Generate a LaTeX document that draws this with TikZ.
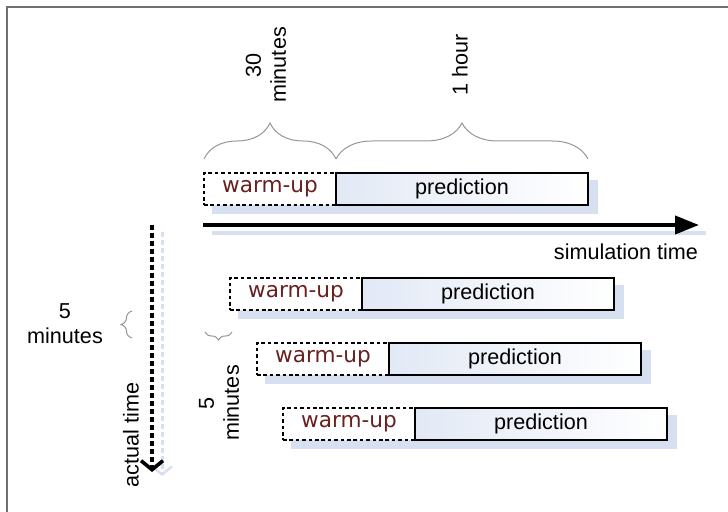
\documentclass[tikz,border=0pt]{standalone}
\usepackage{fontspec}
\setmainfont{Liberation Sans}
\newfontfamily\wfont{DejaVu Sans}
\usetikzlibrary{arrows.meta,decorations.pathreplacing,calc}
\definecolor{predblue}{RGB}{226,233,245}
\definecolor{shadowblue}{RGB}{214,224,241}
\definecolor{warmred}{RGB}{105,32,32}
\definecolor{framegray}{RGB}{112,112,112}
\definecolor{bracegray}{RGB}{150,150,150}
\pgfdeclarelayer{background}
\pgfsetlayers{background,main}
\tikzset{
  every node/.style={font=\fontsize{10.8bp}{12.5bp}\selectfont, inner sep=0pt},
  predbox/.style={draw=black, line width=1bp, left color=predblue, right color=white,
    minimum width=126bp, minimum height=16bp, font=\fontsize{10.8bp}{12.5bp}\selectfont},
  warmbox/.style={draw=black, line width=0.8bp, dash pattern=on 1.8bp off 1.4bp, fill=white,
    minimum width=66bp, minimum height=16bp, text=warmred,
    font=\wfont\fontsize{10.8bp}{12.5bp}\selectfont},
  brc/.style={draw=bracegray, line width=0.5bp, decorate},
  lbl/.style={align=center},
  simarrow/.style={line width=2bp, -{Triangle[length=12bp,width=9bp]}},
  actarrow/.style={line width=2bp, dash pattern=on 2.5bp off 1.5bp, -{Straight Barb[length=4.5bp,width=11bp,line width=1.8bp]}},
}
\begin{document}
\begin{tikzpicture}[x=0.5bp,y=0.5bp]
\useasboundingbox (0,0) rectangle (728,-512);
% frame
\draw[framegray, line width=1bp] (7,-512) -- (7,-7) -- (728,-7);

% rows
\foreach \i/\x/\y in {1/204/189, 2/230/294, 3/257/359, 4/283/424}{
  \node[warmbox] (w\i) at ({\x+66},{-\y}) {warm-up};
  \node[predbox] (p\i) at ({\x+132+126},{-\y}) {prediction};
  \begin{pgfonlayer}{background}
    \fill[shadowblue] ($(w\i.south west)+(9,-8)$) rectangle ($(p\i.north east)+(9,-8)$);
  \end{pgfonlayer}
}

% top braces
\coordinate (b0) at (204,-159);
\coordinate (b1) at (336,-159);
\coordinate (b2) at (588,-159);
\draw[brc, decoration={brace, amplitude=18bp}] (b0) -- (b1);
\draw[brc, decoration={brace, amplitude=18bp}] (b1) -- (b2);
\node[lbl, rotate=90] (t30) at (266,-65) {30\\minutes};
\node[lbl, rotate=90] (t1h) at (460,-65) {1 hour};

% simulation time arrow
\coordinate (s0) at (203,-225);
\coordinate (s1) at (699,-225);
\coordinate (ss0) at (212,-233);
\coordinate (ss1) at (706,-233);
\draw[shadowblue, line width=2bp] (ss0) -- (ss1);
\draw[simarrow] (s0) -- (s1);
\node (simlbl) at (626,-252) {simulation time};

% actual time arrow
\coordinate (a0) at (152,-225);
\coordinate (a1) at (152,-472);
\coordinate (as0) at (162,-232);
\coordinate (as1) at (162,-476);
\draw[shadowblue, line width=1.5bp, dash pattern=on 2.5bp off 1.5bp, -{Straight Barb[length=4bp,width=10bp,line width=1.2bp]}] (as0) -- (as1);
\draw[actarrow] (a0) -- (a1);
\node[rotate=90] (actlbl) at (131,-435) {actual time};

% 5 minutes (left)
\node[lbl] (five1) at (65,-324) {5\\minutes};
\coordinate (c0) at (132,-338);
\coordinate (c1) at (132,-311);
\draw[brc, decoration={brace, amplitude=5.5bp}] (c0) -- (c1);

% 5 minutes (rotated)
\coordinate (d0) at (232,-332);
\coordinate (d1) at (205,-332);
\draw[brc, decoration={brace, amplitude=4bp}] (d0) -- (d1);
\node[lbl, rotate=90] (five2) at (219,-403) {5\\minutes};
\end{tikzpicture}
\end{document}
■ ■ ■ ■ ■ ■ ■
» DO THIS
Set the listing down in full and exactly. Pictures within it should not appear in the copy.

» SOLUTION TO THE EXERCISE
Generate a LaTeX document that draws this with TikZ.
\documentclass[tikz,border=0pt]{standalone}
\usepackage{fontspec}
\setmainfont{Liberation Sans}
\newfontfamily\wfont{DejaVu Sans}
\usetikzlibrary{arrows.meta,decorations.pathreplacing,calc}
\definecolor{predblue}{RGB}{226,233,245}
\definecolor{shadowblue}{RGB}{214,224,241}
\definecolor{warmred}{RGB}{105,32,32}
\definecolor{framegray}{RGB}{112,112,112}
\definecolor{bracegray}{RGB}{150,150,150}
\pgfdeclarelayer{background}
\pgfsetlayers{background,main}
\tikzset{
  every node/.style={font=\fontsize{10.8bp}{12.5bp}\selectfont, inner sep=0pt},
  predbox/.style={draw=black, line width=1bp, left color=predblue, right color=white,
    minimum width=126bp, minimum height=16bp, font=\fontsize{10.8bp}{12.5bp}\selectfont},
  warmbox/.style={draw=black, line width=0.8bp, dash pattern=on 1.8bp off 1.4bp, fill=white,
    minimum width=66bp, minimum height=16bp, text=warmred,
    font=\wfont\fontsize{10.8bp}{12.5bp}\selectfont},
  brc/.style={draw=bracegray, line width=0.5bp, decorate},
  lbl/.style={align=center},
  simarrow/.style={line width=2bp, -{Triangle[length=12bp,width=9bp]}},
  actarrow/.style={line width=2bp, dash pattern=on 2.5bp off 1.5bp, -{Straight Barb[length=4.5bp,width=11bp,line width=1.8bp]}},
}
\begin{document}
\begin{tikzpicture}[x=0.5bp,y=0.5bp]
\useasboundingbox (0,0) rectangle (728,-512);
% frame
\draw[framegray, line width=1bp] (7,-512) -- (7,-7) -- (728,-7);

% rows
\foreach \i/\x/\y in {1/204/189, 2/230/294, 3/257/359, 4/283/424}{
  \node[warmbox] (w\i) at ({\x+66},{-\y}) {warm-up};
  \node[predbox] (p\i) at ({\x+132+126},{-\y}) {prediction};
  \begin{pgfonlayer}{background}
    \fill[shadowblue] ($(w\i.south west)+(9,-8)$) rectangle ($(p\i.north east)+(9,-8)$);
  \end{pgfonlayer}
}

% top braces
\coordinate (b0) at (204,-159);
\coordinate (b1) at (336,-159);
\coordinate (b2) at (588,-159);
\draw[brc, decoration={brace, amplitude=18bp}] (b0) -- (b1);
\draw[brc, decoration={brace, amplitude=18bp}] (b1) -- (b2);
\node[lbl, rotate=90] (t30) at (266,-65) {30\\minutes};
\node[lbl, rotate=90] (t1h) at (460,-65) {1 hour};

% simulation time arrow
\coordinate (s0) at (203,-225);
\coordinate (s1) at (699,-225);
\coordinate (ss0) at (212,-233);
\coordinate (ss1) at (706,-233);
\draw[shadowblue, line width=2bp] (ss0) -- (ss1);
\draw[simarrow] (s0) -- (s1);
\node (simlbl) at (626,-252) {simulation time};

% actual time arrow
\coordinate (a0) at (152,-225);
\coordinate (a1) at (152,-472);
\coordinate (as0) at (162,-232);
\coordinate (as1) at (162,-476);
\draw[shadowblue, line width=1.5bp, dash pattern=on 2.5bp off 1.5bp, -{Straight Barb[length=4bp,width=10bp,line width=1.2bp]}] (as0) -- (as1);
\draw[actarrow] (a0) -- (a1);
\node[rotate=90] (actlbl) at (131,-435) {actual time};

% 5 minutes (left)
\node[lbl] (five1) at (65,-324) {5\\minutes};
\coordinate (c0) at (132,-338);
\coordinate (c1) at (132,-311);
\draw[brc, decoration={brace, amplitude=5.5bp}] (c0) -- (c1);

% 5 minutes (rotated)
\coordinate (d0) at (232,-332);
\coordinate (d1) at (205,-332);
\draw[brc, decoration={brace, amplitude=4bp}] (d0) -- (d1);
\node[lbl, rotate=90] (five2) at (219,-403) {5\\minutes};
\end{tikzpicture}
\end{document}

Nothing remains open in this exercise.